What this tells us about the real state of the crypto market
Putting both charts together:
1. The market is stressed, but not structurally broken
Rising losses reflect short-term pain and thinning liquidity, but long-term profitability remains intact. Historically, markets only enter deep structural distress when unrealized losses outweigh profits — which is not the case today.
2. Liquidity contraction is the main risk, not investor insolvency
The key problem is falling liquidity, not large-scale underwater holders. With liquidity drying up, even moderate buy/sell pressure can create outsized volatility.
3. Volatility is likely to expand in the coming weeks
As Glassnode highlighted, the combination of rising losses + shrinking liquidity has preceded major volatility expansions in previous cycles.

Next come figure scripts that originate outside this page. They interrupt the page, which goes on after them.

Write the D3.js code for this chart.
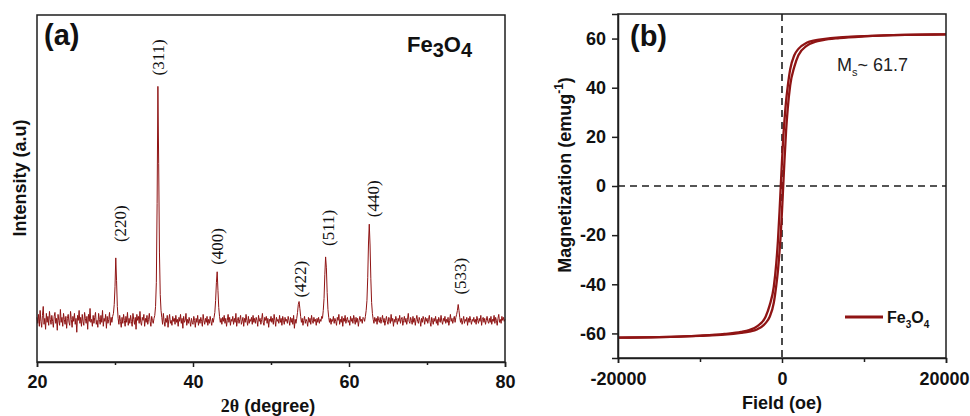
<!DOCTYPE html>
<html>
<head>
<meta charset="utf-8">
<script src="https://cdn.jsdelivr.net/npm/d3@7/dist/d3.min.js"></script>
<style>
body { margin: 0; background: #fff; }
svg { display: block; font-family: "Liberation Sans", Arial, sans-serif; }
</style>
</head>
<body>
<svg></svg>
<script>
// (a) XRD pattern, 20 to 80 deg in 0.1 deg steps
var thetaStart = 20, thetaStep = 0.1;
var xrdCounts = [
45,39,48,36,52,41,35,47,56,38,44,33,49,40,46,37,51,43,38,47,
41,35,46,50,39,44,32,48,42,37,53,40,45,36,49,43,38,46,34,44,
48,40,37,51,43,35,46,41,49,38,44,30,47,42,52,39,45,36,48,41,
37,50,44,39,46,33,48,41,54,40,43,36,47,39,45,50,38,42,35,49,
43,38,47,40,52,36,44,41,48,34,46,39,43,50,37,45,40,46,49,58,
76,105,82,56,44,38,47,41,35,45,39,48,42,36,46,40,50,37,44,39,
47,41,36,49,43,38,45,33,48,42,46,39,51,40,37,45,42,48,36,44,
40,47,38,43,49,41,36,46,42,39,44,47,56,80,160,278,200,110,68,52,
45,38,49,41,36,44,40,47,35,43,48,39,42,37,46,41,44,38,47,40,
43,36,45,41,48,39,44,34,46,40,42,49,37,43,39,45,41,36,44,40,
38,46,42,35,44,40,47,37,43,39,45,41,36,48,42,38,44,40,46,37,
43,39,46,41,37,44,40,45,50,62,80,91,72,55,46,40,44,38,45,41,
47,39,44,36,42,48,40,45,37,43,41,46,38,44,40,49,36,42,45,39,
43,47,38,41,45,36,44,40,48,42,37,46,39,43,41,45,38,47,40,44,
39,45,42,36,47,41,44,38,43,49,40,37,45,42,46,39,44,35,43,41,
46,40,44,38,48,42,36,45,41,43,39,47,40,44,37,46,42,38,45,41,
43,39,46,42,37,45,40,44,38,47,34,43,39,44,50,58,61,54,46,40,
44,37,42,46,39,43,41,36,45,40,44,38,47,42,39,45,41,43,37,44,
40,45,39,43,41,46,44,52,64,88,106,95,70,53,45,40,44,38,43,41,
46,39,44,41,37,45,42,48,38,43,40,46,36,44,41,47,39,43,45,40,
42,37,46,41,44,39,47,43,38,45,40,44,36,42,46,41,43,39,45,44,
41,46,52,62,85,120,139,118,84,60,49,43,39,45,41,44,38,46,42,40,
45,39,43,47,40,44,37,42,46,41,38,45,43,39,48,41,44,36,43,40,
46,42,38,44,41,47,39,43,45,37,42,46,40,44,38,43,49,41,39,45,
42,38,46,40,44,37,43,47,41,39,45,42,36,44,40,46,43,38,45,41,
44,39,43,47,40,36,45,42,38,44,41,46,39,43,37,45,42,40,47,41,
38,44,41,46,39,43,40,45,37,42,48,41,44,39,43,46,40,45,48,52,
58,52,45,40,44,38,42,46,39,43,41,45,37,44,40,46,42,38,43,41,
45,40,43,38,46,42,39,44,41,47,37,43,45,40,44,38,42,46,41,39,
44,40,46,38,43,41,47,39,45,42,37,44,48,40,43,39,46,42,45,41,
43
];
var peakLabels = ['(220)', '(311)', '(400)', '(422)', '(511)', '(440)', '(533)'];
var peakLabelTheta = [30.64, 35.51, 43.08, 53.72, 57.31, 63.08, 74.23];
var peakLabelCounts = [121, 289, 98, 65, 117, 146, 68];
var xrdTicks = [20, 40, 60, 80];
var xrdMinorTicks = [30, 50, 70];

// (b) M-H loop
var fieldOe = [-20000,-15000,-10000,-7000,-5000,-4000,-3000,-2000,-1500,-1000,-700,-500,-300,-150,0,150,300,500,700,1000,1500,2000,3000,4000,5000,7000,10000,15000,20000];
var magDown = [-61.7,-61.5,-60.9,-60.2,-59.4,-58.6,-57.0,-53.2,-48.5,-41.0,-31.5,-22.5,-10.3,0,10.3,19.5,26.6,34.6,40.5,47.5,53.2,55.8,58.3,59.3,59.8,60.5,61.0,61.5,61.7];
var magUp = [-61.7,-61.5,-61.0,-60.5,-59.8,-59.3,-58.3,-55.8,-53.2,-47.5,-40.5,-34.6,-26.6,-19.5,-10.3,0,10.3,22.5,31.5,41.0,48.5,53.2,57.0,58.6,59.4,60.2,60.9,61.5,61.7];
var fieldTicks = [-20000, 0, 20000];
var fieldMinorTicks = [-10000, 10000];
var magTicks = [-60, -40, -20, 0, 20, 40, 60];

var red = '#8f1414';
var ink = '#1e1e1e';

var svg = d3.select('svg')
.attr('width', 970)
.attr('height', 416);

// ---------- panel (a) ----------
var ax = {left: 37, right: 505, top: 15, bottom: 362};

var xScaleA = d3.scaleLinear()
.domain([20, 80])
.range([ax.left, ax.right]);

var yScaleA = d3.scaleLinear()
.domain([0, 350])
.range([ax.bottom, ax.top]);

var xrdLine = d3.line()
.x(function (d, i) { return xScaleA(thetaStart + i * thetaStep); })
.y(function (d) { return yScaleA(d); });

svg.append('path')
.datum(xrdCounts)
.attr('d', xrdLine)
.attr('fill', 'none')
.attr('stroke', red)
.attr('stroke-width', 1)
.attr('stroke-linejoin', 'round');

var gxA = svg.append('g')
.attr('transform', 'translate(0,' + ax.bottom + ')')
.call(d3.axisBottom(xScaleA).tickValues(xrdTicks).tickSize(5).tickPadding(8).tickFormat(function (d) { return d; }));
svg.append('g')
.attr('transform', 'translate(0,' + ax.bottom + ')')
.call(d3.axisBottom(xScaleA).tickValues(xrdMinorTicks).tickSize(3).tickFormat(''))
.select('.domain').remove();

svg.append('rect')
.attr('x', ax.left)
.attr('y', ax.top)
.attr('width', ax.right - ax.left)
.attr('height', ax.bottom - ax.top)
.attr('fill', 'none')
.attr('stroke', ink)
.attr('stroke-width', 1.5);

svg.selectAll('.peak')
.data(peakLabels)
.enter()
.append('text')
.attr('class', 'peak')
.attr('transform', function (d, i) {
    return 'translate(' + xScaleA(peakLabelTheta[i]) + ',' + yScaleA(peakLabelCounts[i]) + ') rotate(-90)';
})
.attr('dy', '0.35em')
.attr('font-family', '"Liberation Serif", "Times New Roman", serif')
.attr('font-size', 17)
.attr('fill', '#111')
.text(function (d) { return d; });

var feA = svg.append('text')
.attr('x', 407)
.attr('y', 52)
.attr('font-size', 22)
.attr('font-weight', 'bold')
.attr('fill', '#111');
feA.append('tspan').text('Fe');
feA.append('tspan').attr('dy', 5).attr('font-size', 20).text('3');
feA.append('tspan').attr('dy', -5).text('O');
feA.append('tspan').attr('dy', 5).attr('font-size', 20).text('4');

svg.append('text')
.attr('x', 44)
.attr('y', 45)
.attr('font-size', 29)
.attr('font-weight', 'bold')
.attr('fill', '#111')
.text('(a)');

svg.append('text')
.attr('transform', 'translate(26,178) rotate(-90)')
.attr('text-anchor', 'middle')
.attr('font-size', 18)
.attr('font-weight', 'bold')
.attr('fill', '#111')
.text('Intensity (a.u)');

var xTitleA = svg.append('text')
.attr('x', 268)
.attr('y', 412)
.attr('text-anchor', 'middle')
.attr('font-size', 18)
.attr('font-weight', 'bold')
.attr('fill', '#111');
xTitleA.append('tspan').attr('font-family', '"Liberation Serif", "Times New Roman", serif').text('2θ');
xTitleA.append('tspan').text(' (degree)');

// ---------- panel (b) ----------
var bx = {left: 618, right: 946, top: 14, bottom: 358};

var xScaleB = d3.scaleLinear()
.domain([-20000, 20000])
.range([bx.left, bx.right]);

var yScaleB = d3.scaleLinear()
.domain([-70, 70])
.range([bx.bottom, bx.top]);

// dashed zero lines
svg.append('line')
.attr('x1', xScaleB(0)).attr('x2', xScaleB(0))
.attr('y1', bx.top).attr('y2', bx.bottom)
.attr('stroke', ink).attr('stroke-width', 1.6).attr('stroke-dasharray', '7,5');
svg.append('line')
.attr('x1', bx.left).attr('x2', bx.right)
.attr('y1', yScaleB(0)).attr('y2', yScaleB(0))
.attr('stroke', ink).attr('stroke-width', 1.6).attr('stroke-dasharray', '7,5');

var loopLine = d3.line()
.x(function (d, i) { return xScaleB(fieldOe[i]); })
.y(function (d) { return yScaleB(d); })
.curve(d3.curveMonotoneX);

svg.selectAll('.branch')
.data([magDown, magUp])
.enter()
.append('path')
.attr('class', 'branch')
.attr('d', loopLine)
.attr('fill', 'none')
.attr('stroke', red)
.attr('stroke-width', 2.3);

var gxB = svg.append('g')
.attr('transform', 'translate(0,' + bx.bottom + ')')
.call(d3.axisBottom(xScaleB).tickValues(fieldTicks).tickSize(5).tickPadding(9).tickFormat(function (d) { return String(d); }));
svg.append('g')
.attr('transform', 'translate(0,' + bx.bottom + ')')
.call(d3.axisBottom(xScaleB).tickValues(fieldMinorTicks).tickSize(4).tickFormat(''))
.select('.domain').remove();

var gyB = svg.append('g')
.attr('transform', 'translate(' + bx.left + ',0)')
.call(d3.axisLeft(yScaleB).tickValues(magTicks).tickSize(6).tickPadding(6).tickFormat(function (d) { return String(d); }));

svg.append('rect')
.attr('x', bx.left)
.attr('y', bx.top)
.attr('width', bx.right - bx.left)
.attr('height', bx.bottom - bx.top)
.attr('fill', 'none')
.attr('stroke', ink)
.attr('stroke-width', 1.5);

[gxA, gxB, gyB].forEach(function (g) {
    g.attr('font-family', null).attr('font-size', null);
    g.selectAll('text')
    .attr('font-size', 18)
    .attr('font-weight', 'bold')
    .attr('fill', '#111');
});
// keep the last field label inside the page
gxB.selectAll('.tick text')
.filter(function (d) { return d === 20000; })
.attr('text-anchor', 'end')
.attr('x', 969 - xScaleB(20000));
svg.selectAll('.domain').attr('stroke', ink).attr('stroke-width', 1.5);
svg.selectAll('.tick line').attr('stroke', ink).attr('stroke-width', 1.5);

svg.append('text')
.attr('x', 630)
.attr('y', 46)
.attr('font-size', 29)
.attr('font-weight', 'bold')
.attr('fill', '#111')
.text('(b)');

var ms = svg.append('text')
.attr('x', xScaleB(6700))
.attr('y', yScaleB(47))
.attr('font-size', 18)
.attr('fill', '#222');
ms.append('tspan').text('M');
ms.append('tspan').attr('dy', 5).attr('font-size', 11).text('s');
ms.append('tspan').attr('dy', -5).text('~ 61.7');

var yTitleB = svg.append('text')
.attr('transform', 'translate(571,175) rotate(-90)')
.attr('text-anchor', 'middle')
.attr('font-size', 18)
.attr('font-weight', 'bold')
.attr('fill', '#111');
yTitleB.append('tspan').text('Magnetization (emug');
yTitleB.append('tspan').attr('dy', -8).attr('font-size', 12).text('-1');
yTitleB.append('tspan').attr('dy', 8).text(')');

svg.append('text')
.attr('x', 782)
.attr('y', 409)
.attr('text-anchor', 'middle')
.attr('font-size', 18)
.attr('font-weight', 'bold')
.attr('fill', '#111')
.text('Field (oe)');

// legend
svg.append('line')
.attr('x1', 845).attr('x2', 883)
.attr('y1', 317).attr('y2', 317)
.attr('stroke', red).attr('stroke-width', 3);
var leg = svg.append('text')
.attr('x', 887)
.attr('y', 323)
.attr('font-size', 16)
.attr('font-weight', 'bold')
.attr('fill', '#111');
leg.append('tspan').text('Fe');
leg.append('tspan').attr('dy', 5).attr('font-size', 10).text('3');
leg.append('tspan').attr('dy', -5).text('O');
leg.append('tspan').attr('dy', 5).attr('font-size', 10).text('4');
</script>
</body>
</html>
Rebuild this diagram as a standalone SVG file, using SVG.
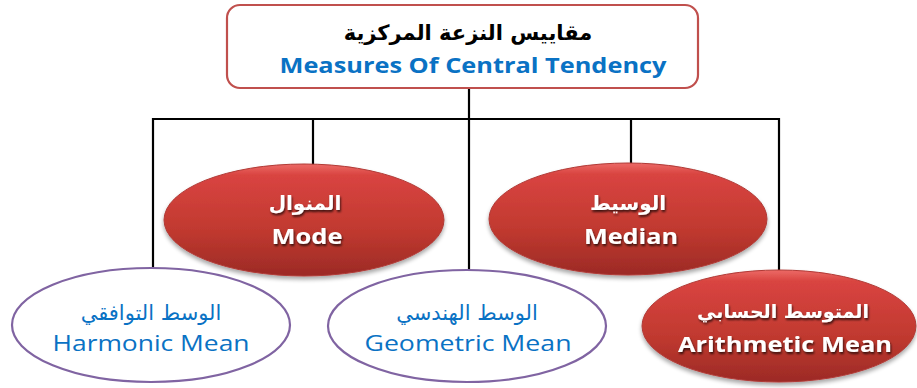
<svg xmlns="http://www.w3.org/2000/svg" width="917" height="388" viewBox="0 0 917 388">
<defs>
<linearGradient id="red" x1="0" y1="0" x2="0" y2="1">
<stop offset="0" stop-color="#ec6a66"/>
<stop offset="0.1" stop-color="#d94441"/>
<stop offset="0.6" stop-color="#c0392f"/>
<stop offset="1" stop-color="#9c2a26"/>
</linearGradient>
<filter id="sh" x="-10%" y="-10%" width="120%" height="130%">
<feGaussianBlur in="SourceAlpha" stdDeviation="2"/>
<feOffset dx="0" dy="3"/>
<feComponentTransfer><feFuncA type="linear" slope="0.35"/></feComponentTransfer>
<feMerge><feMergeNode/><feMergeNode in="SourceGraphic"/></feMerge>
</filter>
<filter id="tsh" x="-10%" y="-30%" width="120%" height="160%">
<feGaussianBlur in="SourceAlpha" stdDeviation="1"/>
<feOffset dx="1" dy="1.5"/>
<feComponentTransfer><feFuncA type="linear" slope="0.7"/></feComponentTransfer>
<feMerge><feMergeNode/><feMergeNode in="SourceGraphic"/></feMerge>
</filter>
</defs>
<style>
.conn{stroke:#000;stroke-width:2.2;fill:none}
.red{fill:url(#red);stroke:#b03a36;stroke-width:1;filter:url(#sh)}
.white{fill:#fff;stroke:#8064a2;stroke-width:2.2}
.ar{font-family:"DejaVu Sans",sans-serif;text-anchor:middle}
.en{font-family:"Open Sans","Liberation Sans",sans-serif;text-anchor:middle}
.wt{fill:#fff;font-weight:bold;filter:url(#tsh)}
.bl{fill:#0a72c4}
</style>
<rect width="917" height="388" fill="#fff"/>
<g id="connectors">
<line class="conn" x1="469" y1="88" x2="469" y2="272"/>
<line class="conn" x1="152" y1="119" x2="780" y2="119"/>
<line class="conn" x1="153" y1="118" x2="153" y2="270"/>
<line class="conn" x1="313" y1="118" x2="313" y2="166"/>
<line class="conn" x1="631" y1="118" x2="631" y2="166"/>
<line class="conn" x1="779" y1="118" x2="779" y2="272"/>
</g>
<g id="root">
<rect x="227" y="5" width="471" height="83" rx="13" fill="#fff" stroke="#c0504d" stroke-width="2.2"/>
<text class="ar" x="468" y="40" font-size="21" font-weight="bold" fill="#000">مقاييس النزعة المركزية</text>
<text class="en bl" x="473" y="73" font-size="22" font-weight="bold" textLength="387" lengthAdjust="spacingAndGlyphs">Measures Of Central Tendency</text>
</g>
<g id="mode">
<ellipse class="red" cx="304" cy="220" rx="140" ry="56"/>
<text class="ar wt" x="305" y="210" font-size="20">المنوال</text>
<text class="en wt" x="307" y="244" font-size="22" textLength="71" lengthAdjust="spacingAndGlyphs">Mode</text>
</g>
<g id="median">
<ellipse class="red" cx="628" cy="219" rx="139" ry="56"/>
<text class="ar wt" x="628" y="210" font-size="20">الوسيط</text>
<text class="en wt" x="631" y="244" font-size="22" textLength="94" lengthAdjust="spacingAndGlyphs">Median</text>
</g>
<g id="harmonic">
<ellipse class="white" cx="151" cy="325" rx="139" ry="57"/>
<text class="ar bl" x="151" y="320" font-size="21">الوسط التوافقي</text>
<text class="en bl" x="151" y="351" font-size="22" textLength="197" lengthAdjust="spacingAndGlyphs">Harmonic Mean</text>
</g>
<g id="geometric">
<ellipse class="white" cx="467" cy="326" rx="139" ry="56"/>
<text class="ar bl" x="467" y="320" font-size="21">الوسط الهندسي</text>
<text class="en bl" x="468" y="351" font-size="22" textLength="207" lengthAdjust="spacingAndGlyphs">Geometric Mean</text>
</g>
<g id="arithmetic">
<ellipse class="red" cx="779" cy="326" rx="137" ry="56"/>
<text class="ar wt" x="783" y="318" font-size="19">المتوسط الحسابي</text>
<text class="en wt" x="785" y="352" font-size="22" textLength="214" lengthAdjust="spacingAndGlyphs">Arithmetic Mean</text>
</g>
</svg>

4. A capitulation event is possible — but not guaranteed
Current conditions resemble previous setups where:
- Late buyers capitulated
- Strong hands accumulated
- Markets later recovered as liquidity returned
However, if macro tightening resumes or crypto-specific shocks emerge, the losses could deepen before stabilizing.
Final Thoughts
- Unrealized losses are rising sharply, but unrealized profits remain dominant — suggesting stress rather than breakdown.
- With liquidity thinning, traders should prepare for a higher-volatility environment and sharper intraday swings.